# What is needed
Return the lines that follow, exactly as they appear, from the first through the one containing "blue_y = [0.055]"; no pictures are to be included.

# Data shown
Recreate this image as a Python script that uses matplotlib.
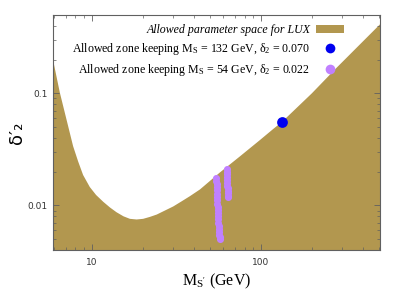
import matplotlib
matplotlib.use("Agg")
import matplotlib.pyplot as plt
from matplotlib.patches import Patch
from matplotlib.lines import Line2D
from matplotlib.ticker import LogLocator, NullFormatter, FixedFormatter, FixedLocator

plt.rcParams['mathtext.fontset'] = 'custom'
plt.rcParams['mathtext.rm'] = 'Liberation Serif'
plt.rcParams['mathtext.it'] = 'Liberation Serif:italic'

# Boundary of allowed LUX region (fill below curve)
curve_x = [5.88, 6.47, 7.08, 7.75, 8.3, 8.88, 9.73, 10.6, 11.67, 12.8, 14.0, 15.4,
           16.8, 18.4, 20.1, 22.0, 24.2, 27.0, 30.3, 34.0, 38.0, 43.6, 57.2, 75.1,
           98.6, 118.0, 133.0, 200.0, 280.0, 520.0]
curve_y = [0.203, 0.1015, 0.0586, 0.0338, 0.0247, 0.0187, 0.0146, 0.0124, 0.0108,
           0.0096, 0.0087, 0.0080, 0.0076, 0.0075, 0.0076, 0.0079, 0.0083, 0.0090,
           0.0098, 0.0109, 0.0121, 0.0139, 0.0197, 0.0274, 0.0383, 0.0480, 0.0555,
           0.100, 0.169, 0.43]

# Point for M_S = 132 GeV
blue_x = [133.0]
blue_y = [0.055]

# Allowed zone points for M_S = 54 GeV
purple1_x = [54.5, 54.6, 54.7, 54.8, 54.9, 55.0, 55.1, 55.2, 55.3, 55.4, 55.5,
             55.6, 55.7, 55.8, 56.0, 56.2, 56.3, 56.5, 56.7, 56.9, 57.1]
purple1_y = [0.0175, 0.0165, 0.0155, 0.0145, 0.0136, 0.0127, 0.0119, 0.0111, 0.0104,
             0.0097, 0.0091, 0.0085, 0.0080, 0.0075, 0.0070, 0.0066, 0.0062, 0.0058,
             0.0055, 0.0052, 0.0050]
purple2_x = [63.3, 63.3, 63.3, 63.4, 63.4, 63.4, 63.4, 63.5, 63.5, 63.5, 63.5, 63.5]
purple2_y = [0.021, 0.020, 0.019, 0.018, 0.017, 0.016, 0.015, 0.0142, 0.0135,
             0.0128, 0.0122, 0.0118]

x_ticks = [10, 100]
x_labels = ["10", "100"]
y_ticks = [0.01, 0.1]
y_labels = ["0.01", "0.1"]

fill_color = '#B2974F'
blue_color = '#0000F0'
purple_color = '#C080FF'

fig = plt.figure(figsize=(4.02, 3.05), dpi=100)
ax = fig.add_axes([0.132, 0.180, 0.813, 0.771])

ax.fill_between(curve_x, curve_y, 1e-4, color=fill_color, linewidth=0)
ax.scatter(purple1_x, purple1_y, s=26, color=purple_color, zorder=3, linewidths=0)
ax.scatter(purple2_x, purple2_y, s=26, color=purple_color, zorder=3, linewidths=0)
ax.scatter(blue_x, blue_y, s=60, color=blue_color, zorder=4, linewidths=0)

ax.set_xscale('log')
ax.set_yscale('log')
ax.set_xlim(5.9, 505)
ax.set_ylim(0.004, 0.5)

ax.xaxis.set_major_locator(FixedLocator(x_ticks))
ax.xaxis.set_major_formatter(FixedFormatter(x_labels))
ax.yaxis.set_major_locator(FixedLocator(y_ticks))
ax.yaxis.set_major_formatter(FixedFormatter(y_labels))
ax.xaxis.set_minor_locator(LogLocator(base=10, subs=range(2, 10)))
ax.yaxis.set_minor_locator(LogLocator(base=10, subs=range(2, 10)))
ax.xaxis.set_minor_formatter(NullFormatter())
ax.yaxis.set_minor_formatter(NullFormatter())

ax.tick_params(which='both', direction='in', top=True, right=True, colors='#606060',
               labelcolor='#333333', labelsize=6.5)
ax.tick_params(which='major', length=4, width=0.6)
ax.tick_params(which='minor', length=2, width=0.5)
ax.tick_params(axis='x', pad=6)
ax.tick_params(axis='y', pad=4)
for sp in ax.spines.values():
    sp.set_color('#606060')
    sp.set_linewidth(0.8)

ax.set_xlabel(r"$\mathrm{M_{S^{\prime}}}$ (GeV)", family='Liberation Serif', fontsize=11.5, labelpad=3)
ax.set_ylabel("δ′₂", family='DejaVu Sans', fontsize=13, labelpad=1)

handles = [
    Patch(facecolor=fill_color, edgecolor='none'),
    Line2D([], [], linestyle='none', marker='o', markersize=7, color=blue_color, markeredgewidth=0),
    Line2D([], [], linestyle='none', marker='o', markersize=7, color=purple_color, markeredgewidth=0),
]
labels = [
    "Allowed parameter space for LUX",
    r"Allowed zone keeping $\mathrm{M_S}$ = 132 GeV, $\mathrm{\delta_2}$ = 0.070",
    r"Allowed zone keeping $\mathrm{M_S}$ = 54 GeV, $\mathrm{\delta_2}$ = 0.022",
]
leg = ax.legend(handles, labels, loc='upper right', bbox_to_anchor=(0.89, 0.96),
                frameon=False, markerfirst=False, borderaxespad=0, borderpad=0,
                handlelength=2.3, handletextpad=0.5, labelspacing=0.4,
                prop={'family': 'Liberation Serif', 'size': 8.6})
leg.get_texts()[0].set_style('italic')

fig.savefig('out.png', dpi=100)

# Exercise response
Recreate this image as a Python script that uses matplotlib.
import matplotlib
matplotlib.use("Agg")
import matplotlib.pyplot as plt
from matplotlib.patches import Patch
from matplotlib.lines import Line2D
from matplotlib.ticker import LogLocator, NullFormatter, FixedFormatter, FixedLocator

plt.rcParams['mathtext.fontset'] = 'custom'
plt.rcParams['mathtext.rm'] = 'Liberation Serif'
plt.rcParams['mathtext.it'] = 'Liberation Serif:italic'

# Boundary of allowed LUX region (fill below curve)
curve_x = [5.88, 6.47, 7.08, 7.75, 8.3, 8.88, 9.73, 10.6, 11.67, 12.8, 14.0, 15.4,
           16.8, 18.4, 20.1, 22.0, 24.2, 27.0, 30.3, 34.0, 38.0, 43.6, 57.2, 75.1,
           98.6, 118.0, 133.0, 200.0, 280.0, 520.0]
curve_y = [0.203, 0.1015, 0.0586, 0.0338, 0.0247, 0.0187, 0.0146, 0.0124, 0.0108,
           0.0096, 0.0087, 0.0080, 0.0076, 0.0075, 0.0076, 0.0079, 0.0083, 0.0090,
           0.0098, 0.0109, 0.0121, 0.0139, 0.0197, 0.0274, 0.0383, 0.0480, 0.0555,
           0.100, 0.169, 0.43]

# Point for M_S = 132 GeV
blue_x = [133.0]
blue_y = [0.055]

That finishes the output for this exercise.